Browsers implement this protection by not allowing a page to perform requests to a server that is different from where it was downloaded unless this other server explicitly allows for it.
This behaviour bites hard at any application involving third party data analysis in the browser, as well as a lot of webassembly “ports” of existing applications with networking capabilities, since the original desktop apps were not designed to deal with this kind of restrictions1 in the first place.
For example, if you are using the Jupyterlite at jupyterlite.github.io
, you will not be able to fetch any server beyond github.io
that does not allow for it specifically… which many data providers don’t. The request will be blocked by the browser itself (step 2 in the diagram above). You will either need to download yourself the data and upload it to JupyterLite, or self-host JupyterLite and the data in your own server (using it as a proxy for data requests), which kinda takes all the convenience out of it. As an example, evaluating this snippet in JupyterLite works exactly as you would expect:
import pandas as pd
from js import fetch
WORKS = "https://raw.githubusercontent.com/jupyterlite/jupyterlite/main/examples/data/iris.csv"
WORKS_CORS_ENABLED = "https://data.wa.gov/api/views/f6w7-q2d2/rows.csv?accessType=DOWNLOAD"
FAILS_CORS_DISABLED = "https://opendata-ajuntament.barcelona.cat/data/dataset/1121f3e2-bfb1-4dc4-9f39-1c5d1d72cba1/resource/69ae574f-adfc-4660-8f81-73103de169ff/download/2018_menors.csv"
res = await fetch(WORKS)
text = await res.text()
print(text)
There are two ways in which a data provider can accept cross-origin requests. The main one (the canonical, modern one) is known as Cross Origin Resource Sharing (CORS).
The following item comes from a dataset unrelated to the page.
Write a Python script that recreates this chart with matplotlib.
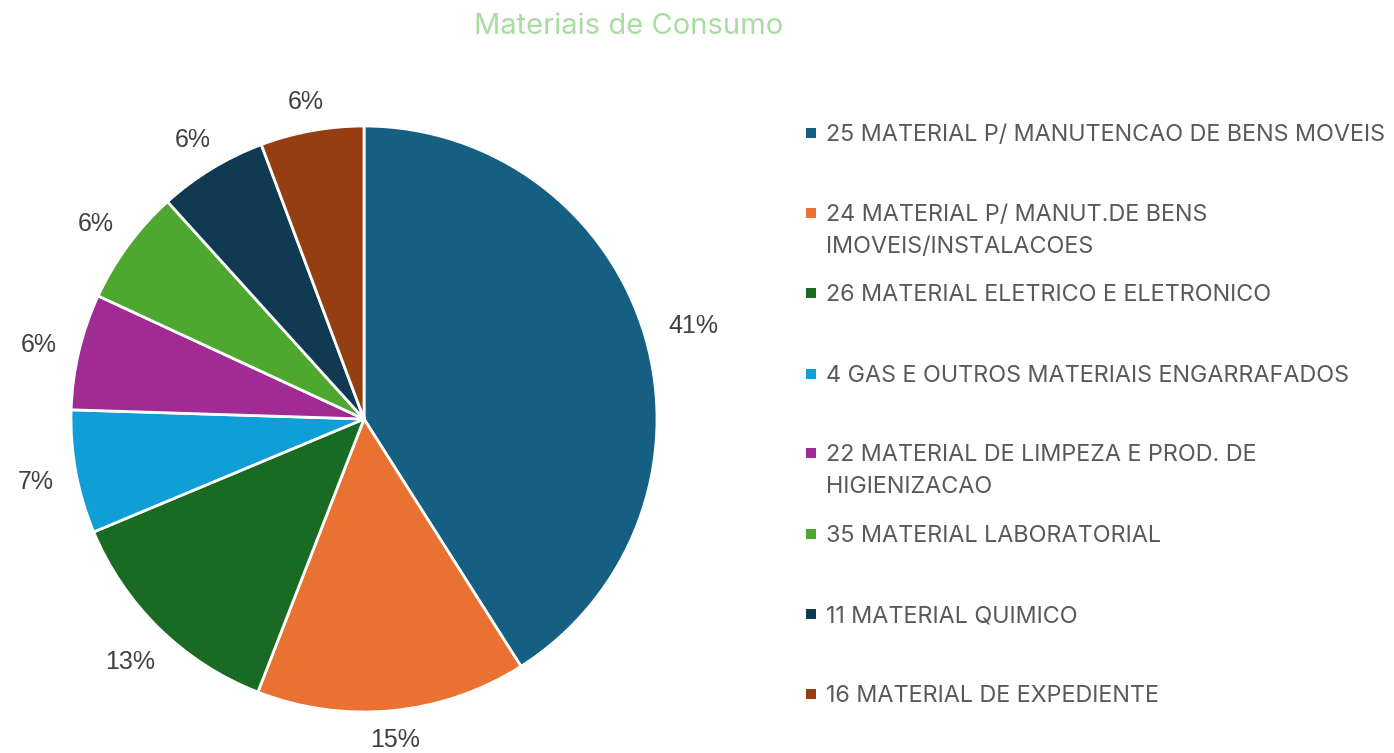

By adding explicit permission in some dedicated HTTP headers, a resource provider can control who can access their data (the world or selected domains) and how (which HTTP methods).
Whenever this is not possible or practical (it needs access to the HTTP server configuration, and some hosting providers may not allow it), there is a second way: the JSONP callback.
The JSONP callback works along these lines:
Since the script was downloaded from the data provider’s domain, it can perform requests to that domain, so CORS restrictions do not apply.
This is not the recommended solution because it delegates to the application something that belongs to another layer: both the server and the consuming webpage have to modified. One typical use case is making older browsers work. The other is kind of accidental: downloading from (poorly configured?) Open Data portals. Most Open Data portals (including administrative ones) use pre-built data management systems such as CKAN. These often can handle JSONP by default, while http servers have CORS disabled by default. So keeping the defaults leaves you with JSONP.
One of the things I love about the browser as a platform is that it is… pretty hackable… just press F12 and you can enter the kitchen. For example, you can see how JupyterLite “fakes” its filesystem on top of IndexedDB, wich is an API for storing persistent data in the browser.
So, we have a way to perform CORS requests and get data from a server implementing JSONP, and we can also fiddle with JupyterLite’s virtual filesystem… would it be possible to write a helper to download datasets into the virtual filesystem? You bet! Just paste the following code in a javascript kernel cell, or use the %%javascript
magic in a python one:
window.saveJSONP = async (urlString, file_path, mime_type='text/json', binary=false) => {
const sc = document.createElement('script');
var url = new URL(urlString);
url.searchParams.append('callback', 'window.corsCallBack');
sc.src = url.toString();
window.corsCallBack = async (data) => {
console.log(data);
// Open (or create) the file storage
var open = indexedDB.open('JupyterLite Storage');
// Create the schema
open.onupgradeneeded = function() {
throw Error('Error opening IndexedDB. Should not ever need to upgrade JupyterLite Storage Schema');
};
open.onsuccess = function() {
// Start a new transaction
var db = open.result;
var tx = db.transaction("files", "readwrite");
var store = tx.objectStore("files");
var now = new Date();
var value = {
'name': file_path.split(/[\\/]/).pop(),
'path': file_path,
'format': binary ? 'binary' : 'text',
'created': now.toISOString(),
'last_modified': now.toISOString(),
'content': JSON.stringify(data),
'mimetype': mime_type,
'type': 'file',
'writable': true
};
const countRequest = store.count(file_path);
countRequest.onsuccess = () => {
console.log(countRequest.result);
if(countRequest.result > 0) {
store.put(value, file_path);
} else {
store.add(value, file_path);
}
};
// Close the db when the transaction is done
tx.oncomplete = function() {
db.close();
};
}
}
document.getElementsByTagName('head')[0].appendChild(sc);
}
Then, each time you need to download a file, you can just use the following javascript:
%%javascript
var url = 'https://opendata-ajuntament.barcelona.cat/data/es/api/3/action/datastore_search?resource_id=69ae574f-adfc-4660-8f81-73103de169ff'
window.saveJSONP(url, 'data/menors.json')
To clarify, you should either use a python kernel with the %%javascript
magic or the javascript kernel in both the definition and the call, otherwise they won’t see each other.
Then from a python cell we can read it the standard way:
import json
import pandas as pd
with open('data/menors.json', 'r') as f:
data = json.load(f)
pd.read_json(json.dumps(data['result']['records']))
You can find a notebook with the whole code for your convenience in this GIST.
We are just starting to see the potential of WebAssembly based solutions and the browser environment (IndexedDB…). This will increase the demand for data accessibility across origins.
If you are a data provider, please consider enabling CORS to promote the usage of your data. Otherwise you will be banning a growing market of web-based analysis tools from your data.